Directions for this task:
Take every line from the first down to the line with "text=titleblue] (title) at" and set it down exactly, without the pictures.

Source excerpt:
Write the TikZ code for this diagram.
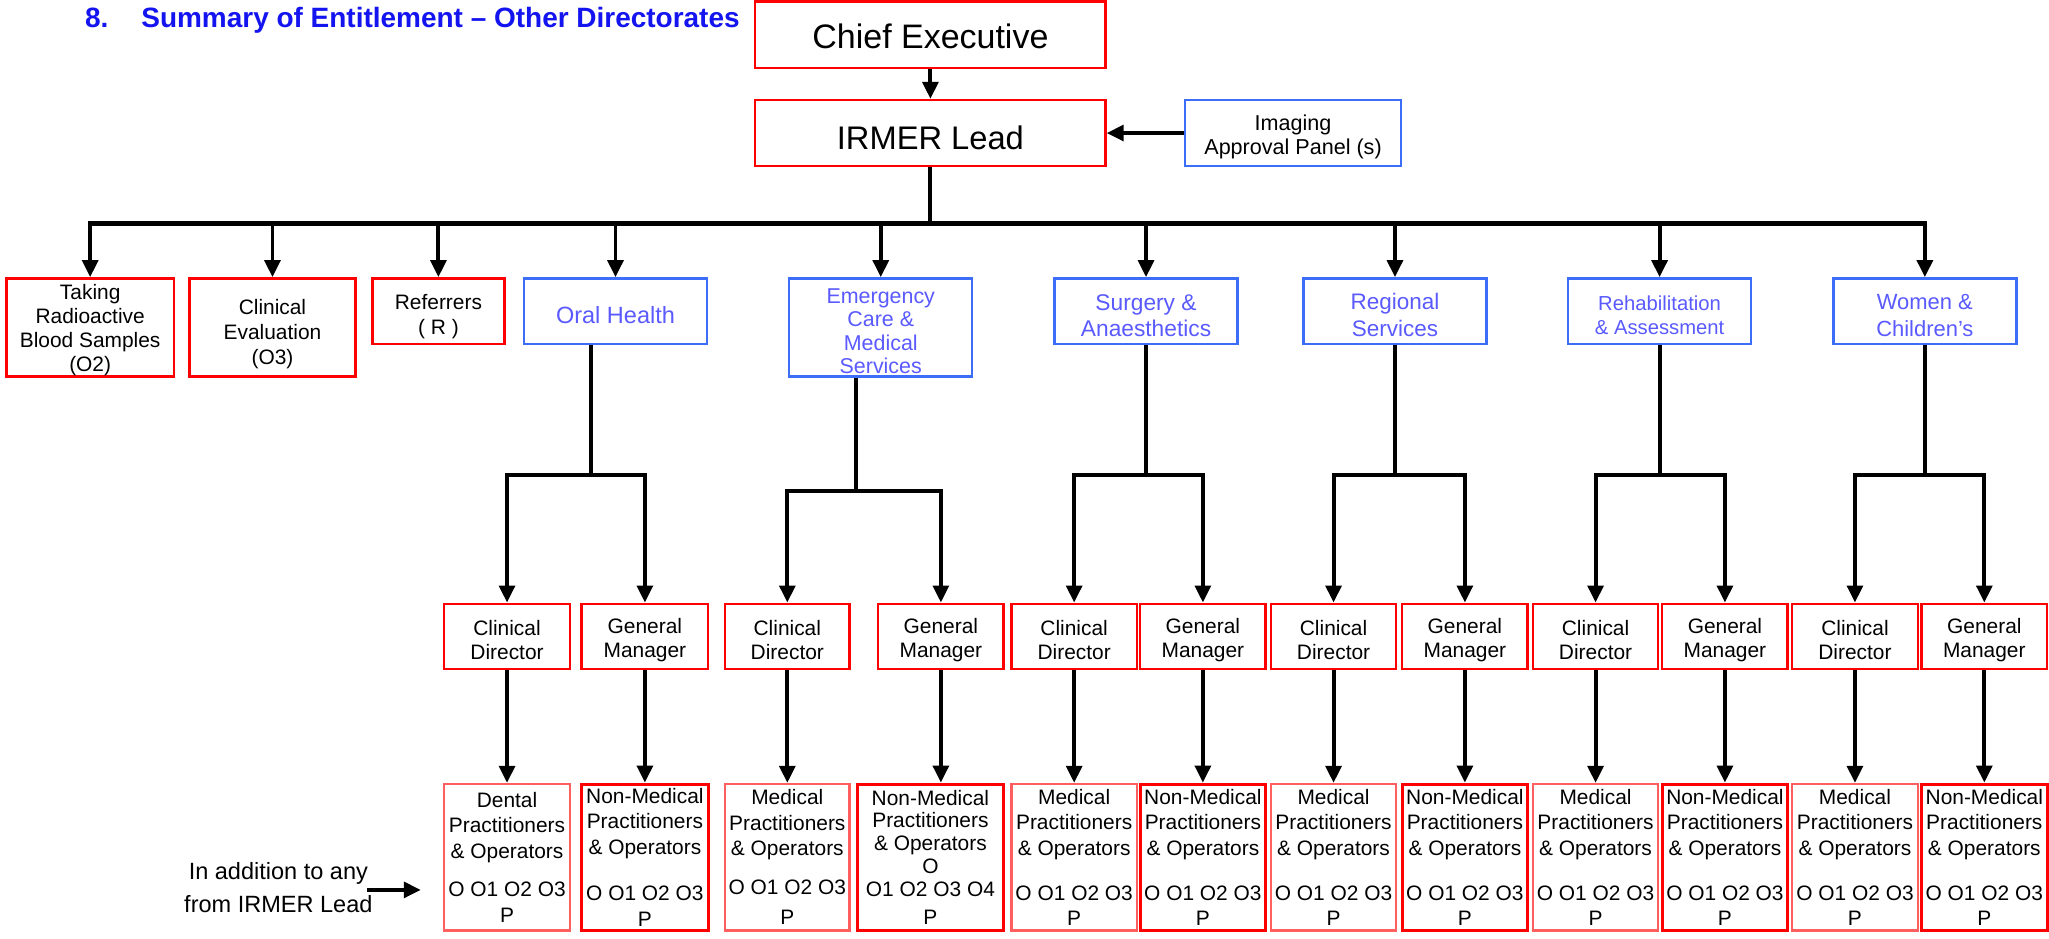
\documentclass[tikz,border=0pt]{standalone}
\usepackage{fontspec}
\setmainfont{Liberation Sans}
\usetikzlibrary{arrows.meta}
\definecolor{boxred}{RGB}{255,0,0}
\definecolor{lightred}{RGB}{255,95,95}
\definecolor{boxblue}{RGB}{60,110,250}
\definecolor{bluetext}{RGB}{90,90,255}
\definecolor{titleblue}{RGB}{20,20,240}
\newcommand\setfs[2]{\fontsize{#1}{#2}\selectfont}
\newcommand\dn[1]{\rule{0pt}{\dimexpr.75em+#1\relax}}
\begin{document}
\begin{tikzpicture}[x=1pt,y=-1pt,
 box/.style={draw, line width=1.8pt, inner sep=0pt, align=center, text=black},
 txtdown/.style={execute at begin node={\rule{0pt}{\dimexpr.75em+#1\relax}}},
 redbox/.style={box, draw=boxred},
 bluebox/.style={box, draw=boxblue, text=bluetext},
 lightbox/.style={box, draw=lightred},
 topbox/.style={minimum height=75pt},
 shortbox/.style={minimum height=50pt},
 dirbox/.style={bluebox, minimum width=140pt, shortbox},
 cgbox/.style={redbox, minimum width=96pt, minimum height=50pt, font=\setfs{16}{18.5}},
 botbox/.style={minimum width=96pt, minimum height=112pt, font=\setfs{16}{19.5}},
 medbox/.style={lightbox, botbox},
 nmbox/.style={redbox, botbox, line width=2.2pt},
 arr/.style={line width=3pt, -{Triangle[length=13pt,width=12pt]}},
 ln/.style={line width=3.1pt},
 busln/.style={line width=3.8pt},
]
\useasboundingbox (0,0) rectangle (1568,718);
\fill[white] (0,0) rectangle (1568,718);

% title
\node[anchor=base west, inner sep=0pt, font=\setfs{21.4}{24}\bfseries, text=titleblue] (num) at (65,21) {8.};
\node[anchor=base west, inner sep=0pt, font=\setfs{21.4}{24}\bfseries, text=titleblue] (title) at (108,21) {Summary of Entitlement – Other Directorates};

% top
\node[redbox, minimum width=268pt, minimum height=51pt, font=\setfs{26}{30}, txtdown=2pt] (chief) at (712,26.7) {Chief Executive};
\node[redbox, minimum width=268pt, minimum height=50.5pt, font=\setfs{25}{30}, txtdown=6pt] (irmer) at (712,101.8) {IRMER Lead};
\node[bluebox, text=black, minimum width=165pt, minimum height=50.5pt, font=\setfs{16.5}{18.5}] (imaging) at (989.5,101.8) {\dn{6pt}Imaging\\Approval Panel (s)};

\draw[arr] (chief.south) -- (irmer.north);
\draw[arr] (imaging.west) -- (irmer.east);

% first row
\node[redbox, topbox, minimum width=128pt, font=\setfs{16}{18.5}] (take) at (69,250.5) {\dn{3.5pt}Taking\\Radioactive\\Blood Samples\\(O2)};
\node[redbox, topbox, minimum width=127pt, font=\setfs{16}{19}] (clin) at (208.5,250.5) {\dn{10pt}Clinical\\Evaluation\\(O3)};
\node[redbox, shortbox, minimum width=101pt, font=\setfs{16}{19}] (ref) at (335.5,238) {\dn{8pt}Referrers\\( R )};
\node[dirbox, font=\setfs{18}{20}, txtdown=6pt] (oral) at (471,238) {Oral Health};
\node[bluebox, topbox, minimum width=140pt, font=\setfs{16.4}{18}] (emerg) at (674,250.5) {\dn{5pt}Emergency\\Care \&\\Medical\\Services};
\node[dirbox, font=\setfs{17.4}{20}] (surg) at (877,238) {\dn{6pt}Surgery \&\\Anaesthetics};
\node[dirbox, font=\setfs{17.2}{21}] (reg) at (1067.5,238) {\dn{6pt}Regional\\Services};
\node[dirbox, font=\setfs{15.5}{18}] (rehab) at (1270,238) {\dn{6pt}Rehabilitation\\\& Assessment};
\node[dirbox, font=\setfs{16.8}{21}] (women) at (1473,238) {\dn{6pt}Women \&\\Children’s};

% bus
\draw[ln] (irmer.south) -- ++(0,43) coordinate (bus);
\draw[busln] ([xshift=-1.5pt]take.north |- bus) -- ([xshift=1.5pt]women.north |- bus);
\foreach \n in {take,clin,ref,oral,emerg,surg,reg,rehab,women}
  \draw[arr] (\n.north |- bus) -- (\n.north);

% second row
\node[cgbox] (ocd) at (388,487) {\dn{5pt}Clinical\\Director};
\node[cgbox, minimum width=97pt] (ogm) at (493.5,487) {\dn{5pt}General\\Manager};
\node[cgbox, minimum width=95pt] (ecd) at (602.5,487) {\dn{5pt}Clinical\\Director};
\node[cgbox] (egm) at (720,487) {\dn{5pt}General\\Manager};
\node[cgbox] (scd) at (822,487) {\dn{5pt}Clinical\\Director};
\node[cgbox] (sgm) at (920.5,487) {\dn{5pt}General\\Manager};
\node[cgbox] (rcd) at (1020.5,487) {\dn{5pt}Clinical\\Director};
\node[cgbox] (rgm) at (1121,487) {\dn{5pt}General\\Manager};
\node[cgbox] (hcd) at (1221,487) {\dn{5pt}Clinical\\Director};
\node[cgbox] (hgm) at (1320,487) {\dn{5pt}General\\Manager};
\node[cgbox] (wcd) at (1419.5,487) {\dn{5pt}Clinical\\Director};
\node[cgbox] (wgm) at (1518.5,487) {\dn{5pt}General\\Manager};

% branches
\draw[ln] ([xshift=-19pt]oral.south) -- ++(0,99.7) coordinate (obr);
\draw[arr] (obr) -| (ocd.north);
\draw[arr] (obr) -| (ogm.north);
\draw[ln] ([xshift=-19pt]emerg.south) -- ++(0,87) coordinate (ebr);
\draw[arr] (ebr) -| (ecd.north);
\draw[arr] (ebr) -| (egm.north);
\draw[ln] (surg.south) -- ++(0,99.7) coordinate (sbr);
\draw[arr] (sbr) -| (scd.north);
\draw[arr] (sbr) -| (sgm.north);
\draw[ln] (reg.south) -- ++(0,99.7) coordinate (rbr);
\draw[arr] (rbr) -| (rcd.north);
\draw[arr] (rbr) -| (rgm.north);
\draw[ln] (rehab.south) -- ++(0,99.7) coordinate (hbr);
\draw[arr] (hbr) -| (hcd.north);
\draw[arr] (hbr) -| (hgm.north);
\draw[ln] (women.south) -- ++(0,99.7) coordinate (wbr);
\draw[arr] (wbr) -| (wcd.north);
\draw[arr] (wbr) -| (wgm.north);

% bottom row
\node[medbox] (odp) at (388,656) {Dental\\Practitioners\\\& Operators\\[10pt]O O1 O2 O3\\P};
\node[nmbox, minimum width=97pt] (onm) at (493.5,656) {Non-Medical\\Practitioners\\\& Operators\\[16pt]O O1 O2 O3\\P};
\node[medbox, minimum width=95pt] (emp) at (602.5,656) {Medical\\Practitioners\\\& Operators\\[10pt]O O1 O2 O3\\[4pt]P};
\node[nmbox, minimum width=112pt, font=\setfs{16}{17.5}] (enm) at (712,656) {Non-Medical\\Practitioners\\\& Operators\\O\\O1 O2 O3 O4\\[4pt]P};
\node[medbox] (smp) at (822,656) {Medical\\Practitioners\\\& Operators\\[15pt]O O1 O2 O3\\P};
\node[nmbox] (snm) at (920.5,656) {Non-Medical\\Practitioners\\\& Operators\\[15pt]O O1 O2 O3\\P};
\node[medbox] (rmp) at (1020.5,656) {Medical\\Practitioners\\\& Operators\\[15pt]O O1 O2 O3\\P};
\node[nmbox] (rnm) at (1121,656) {Non-Medical\\Practitioners\\\& Operators\\[15pt]O O1 O2 O3\\P};
\node[medbox] (hmp) at (1221,656) {Medical\\Practitioners\\\& Operators\\[15pt]O O1 O2 O3\\P};
\node[nmbox] (hnm) at (1320,656) {Non-Medical\\Practitioners\\\& Operators\\[15pt]O O1 O2 O3\\P};
\node[medbox] (wmp) at (1419.5,656) {Medical\\Practitioners\\\& Operators\\[15pt]O O1 O2 O3\\P};
\node[nmbox] (wnm) at (1518.5,656) {Non-Medical\\Practitioners\\\& Operators\\[15pt]O O1 O2 O3\\P};

\draw[arr] (ocd.south) -- (odp.north);
\draw[arr] (ogm.south) -- (onm.north);
\draw[arr] (ecd.south) -- (emp.north);
\draw[arr] (egm.south) -- (egm.south |- enm.north);
\draw[arr] (scd.south) -- (smp.north);
\draw[arr] (sgm.south) -- (snm.north);
\draw[arr] (rcd.south) -- (rmp.north);
\draw[arr] (rgm.south) -- (rnm.north);
\draw[arr] (hcd.south) -- (hmp.north);
\draw[arr] (hgm.south) -- (hnm.north);
\draw[arr] (wcd.south) -- (wmp.north);
\draw[arr] (wgm.south) -- (wnm.north);

% note
\node[inner sep=0pt, align=center, font=\setfs{18}{25}] (addl) at (213,679) {In addition to any\\from IRMER Lead};
\coordinate (addtip) at (322,681);
\draw[arr] ([xshift=-4pt]addl.east |- addtip) -- (addtip);
\end{tikzpicture}
\end{document}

Finished answer:
Write the TikZ code for this diagram.
\documentclass[tikz,border=0pt]{standalone}
\usepackage{fontspec}
\setmainfont{Liberation Sans}
\usetikzlibrary{arrows.meta}
\definecolor{boxred}{RGB}{255,0,0}
\definecolor{lightred}{RGB}{255,95,95}
\definecolor{boxblue}{RGB}{60,110,250}
\definecolor{bluetext}{RGB}{90,90,255}
\definecolor{titleblue}{RGB}{20,20,240}
\newcommand\setfs[2]{\fontsize{#1}{#2}\selectfont}
\newcommand\dn[1]{\rule{0pt}{\dimexpr.75em+#1\relax}}
\begin{document}
\begin{tikzpicture}[x=1pt,y=-1pt,
 box/.style={draw, line width=1.8pt, inner sep=0pt, align=center, text=black},
 txtdown/.style={execute at begin node={\rule{0pt}{\dimexpr.75em+#1\relax}}},
 redbox/.style={box, draw=boxred},
 bluebox/.style={box, draw=boxblue, text=bluetext},
 lightbox/.style={box, draw=lightred},
 topbox/.style={minimum height=75pt},
 shortbox/.style={minimum height=50pt},
 dirbox/.style={bluebox, minimum width=140pt, shortbox},
 cgbox/.style={redbox, minimum width=96pt, minimum height=50pt, font=\setfs{16}{18.5}},
 botbox/.style={minimum width=96pt, minimum height=112pt, font=\setfs{16}{19.5}},
 medbox/.style={lightbox, botbox},
 nmbox/.style={redbox, botbox, line width=2.2pt},
 arr/.style={line width=3pt, -{Triangle[length=13pt,width=12pt]}},
 ln/.style={line width=3.1pt},
 busln/.style={line width=3.8pt},
]
\useasboundingbox (0,0) rectangle (1568,718);
\fill[white] (0,0) rectangle (1568,718);

% title
\node[anchor=base west, inner sep=0pt, font=\setfs{21.4}{24}\bfseries, text=titleblue] (num) at (65,21) {8.};
\node[anchor=base west, inner sep=0pt, font=\setfs{21.4}{24}\bfseries, text=titleblue] (title) at (108,21) {Summary of Entitlement – Other Directorates};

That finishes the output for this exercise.